Ardalan Vahidi is an Iranian-American mechanical engineer, specializing in optimal control and estimation, energy-efficient mobility, connected and automated vehicles, electrified transportation, and human bioenergetics during exercise. He is known for his pioneering contributions to methods that significantly enhance the energy efficiency of vehicles, particularly connected and automated vehicles and hybrid electric vehicles. Vahidi has collaborated with major manufacturers such as BMW, Ford, and Cummins, and has led numerous federally sponsored projects, culminating in successful on-road demonstrations. His work has been instrumental in achieving up to 30% energy savings in vehicles through innovative algorithms and real-time optimization techniques.

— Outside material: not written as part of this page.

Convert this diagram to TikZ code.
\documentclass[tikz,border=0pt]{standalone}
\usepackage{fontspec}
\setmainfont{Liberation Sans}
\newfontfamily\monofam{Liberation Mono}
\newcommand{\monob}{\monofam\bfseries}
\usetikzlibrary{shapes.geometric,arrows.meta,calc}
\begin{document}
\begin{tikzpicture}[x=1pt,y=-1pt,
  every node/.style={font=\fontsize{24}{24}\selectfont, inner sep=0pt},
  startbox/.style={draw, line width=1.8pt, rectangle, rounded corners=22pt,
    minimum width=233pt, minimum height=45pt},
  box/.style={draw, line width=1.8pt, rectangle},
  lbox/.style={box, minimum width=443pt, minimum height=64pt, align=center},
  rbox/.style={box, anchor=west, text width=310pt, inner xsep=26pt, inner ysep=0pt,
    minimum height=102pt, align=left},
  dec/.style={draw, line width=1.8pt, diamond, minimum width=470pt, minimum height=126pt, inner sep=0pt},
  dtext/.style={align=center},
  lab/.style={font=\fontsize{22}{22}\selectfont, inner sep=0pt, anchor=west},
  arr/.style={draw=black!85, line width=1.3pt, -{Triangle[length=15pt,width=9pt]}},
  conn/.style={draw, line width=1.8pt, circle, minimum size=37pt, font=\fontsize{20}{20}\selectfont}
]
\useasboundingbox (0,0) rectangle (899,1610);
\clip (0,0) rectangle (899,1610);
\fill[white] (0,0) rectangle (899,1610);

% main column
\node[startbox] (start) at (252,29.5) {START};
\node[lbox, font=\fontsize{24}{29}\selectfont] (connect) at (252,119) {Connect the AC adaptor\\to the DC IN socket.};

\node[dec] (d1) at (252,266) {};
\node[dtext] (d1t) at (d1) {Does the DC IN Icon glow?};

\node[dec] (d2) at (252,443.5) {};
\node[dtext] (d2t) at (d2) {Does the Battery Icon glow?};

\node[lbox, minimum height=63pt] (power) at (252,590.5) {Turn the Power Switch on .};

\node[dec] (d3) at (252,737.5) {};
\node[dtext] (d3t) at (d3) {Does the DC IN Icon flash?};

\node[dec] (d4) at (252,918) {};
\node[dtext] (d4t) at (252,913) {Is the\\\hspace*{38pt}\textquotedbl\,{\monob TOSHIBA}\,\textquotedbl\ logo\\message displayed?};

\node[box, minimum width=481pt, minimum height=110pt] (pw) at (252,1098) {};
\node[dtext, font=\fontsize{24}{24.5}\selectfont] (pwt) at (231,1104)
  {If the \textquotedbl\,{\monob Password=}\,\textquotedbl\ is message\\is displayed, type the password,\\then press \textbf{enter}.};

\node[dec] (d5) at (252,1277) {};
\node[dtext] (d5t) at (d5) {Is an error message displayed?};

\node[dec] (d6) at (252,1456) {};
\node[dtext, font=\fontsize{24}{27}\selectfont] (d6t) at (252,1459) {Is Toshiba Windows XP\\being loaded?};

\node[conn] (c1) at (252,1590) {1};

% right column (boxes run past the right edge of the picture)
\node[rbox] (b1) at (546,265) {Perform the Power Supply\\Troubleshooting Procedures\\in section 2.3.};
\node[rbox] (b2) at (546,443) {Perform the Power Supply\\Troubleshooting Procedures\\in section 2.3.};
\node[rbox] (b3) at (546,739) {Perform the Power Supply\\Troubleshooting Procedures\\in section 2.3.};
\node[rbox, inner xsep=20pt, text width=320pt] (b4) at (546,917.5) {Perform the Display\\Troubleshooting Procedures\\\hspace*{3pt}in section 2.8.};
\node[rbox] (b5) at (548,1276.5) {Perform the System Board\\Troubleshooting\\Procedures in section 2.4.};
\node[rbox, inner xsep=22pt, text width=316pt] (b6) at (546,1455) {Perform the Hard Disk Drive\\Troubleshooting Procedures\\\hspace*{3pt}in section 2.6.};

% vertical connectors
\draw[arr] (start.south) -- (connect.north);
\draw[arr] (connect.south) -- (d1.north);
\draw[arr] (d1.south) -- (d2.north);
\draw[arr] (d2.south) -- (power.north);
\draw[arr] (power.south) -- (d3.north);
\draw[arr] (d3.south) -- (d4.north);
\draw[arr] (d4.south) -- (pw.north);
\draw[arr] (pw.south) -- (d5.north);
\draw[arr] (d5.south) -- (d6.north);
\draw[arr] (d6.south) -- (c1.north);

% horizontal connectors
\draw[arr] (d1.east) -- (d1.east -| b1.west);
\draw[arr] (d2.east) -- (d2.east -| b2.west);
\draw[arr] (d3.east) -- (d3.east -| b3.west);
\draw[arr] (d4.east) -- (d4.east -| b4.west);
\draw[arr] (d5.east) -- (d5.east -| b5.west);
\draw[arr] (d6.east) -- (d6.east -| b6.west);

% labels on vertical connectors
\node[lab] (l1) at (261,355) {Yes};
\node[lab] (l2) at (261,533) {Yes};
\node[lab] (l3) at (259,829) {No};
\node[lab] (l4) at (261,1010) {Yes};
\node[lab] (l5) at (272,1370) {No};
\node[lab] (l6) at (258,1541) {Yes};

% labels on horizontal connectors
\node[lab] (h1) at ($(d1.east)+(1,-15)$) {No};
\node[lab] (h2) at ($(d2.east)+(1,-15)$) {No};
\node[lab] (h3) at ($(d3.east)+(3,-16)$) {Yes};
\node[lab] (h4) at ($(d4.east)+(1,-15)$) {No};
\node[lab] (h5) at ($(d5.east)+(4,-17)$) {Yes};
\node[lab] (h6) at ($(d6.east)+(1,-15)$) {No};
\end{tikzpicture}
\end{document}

==Early life and education==
Ardalan Vahidi completed his Ph.D. at the University of Michigan, Ann Arbor, in 2005. Prior to that, he earned his M.S. degree in Transportation Safety from George Washington University in 2001, following B.S. and M.S. degrees in Civil Engineering from Sharif University in 1996 and 1998 respectively.

==Career==

Vahidi joined Clemson University's Department of Mechanical Engineering in 2005, where he currently serves as a professor. His research focuses on developing advanced control and estimation algorithms to improve the efficiency and performance of various transportation systems. He has been particularly active in the areas of energy-efficient driving, vehicle connectivity, and autonomous driving technologies.

==Research contributions==
Throughout his career, Vahidi has made significant contributions to the field of energy-efficient mobility. His research leverages vehicle connectivity to anticipate upcoming energy demands and vehicle autonomy to provide precise control over vehicle motion. By employing real-time optimization techniques, his algorithms can devise motion plans that preserve energy, leading to reduced fuel consumption and emissions. Examples of his work include minimizing idling at urban intersections and optimizing driving behavior in stop-and-go traffic, which not only benefit individual vehicles but also contribute to traffic harmonization and overall energy efficiency.

==Awards and recognition==
In 2024, he was elected as an IEEE Fellow, one of the highest honors bestowed by the Institute of Electrical and Electronics Engineers. This recognition underscores his exceptional achievements in the control of connected, automated, and hybrid vehicles, as well as his commitment to advancing energy-efficient mobility solutions. He was also promoted to Fellow in The American Society of Mechanical Engineers (ASME) in 2020.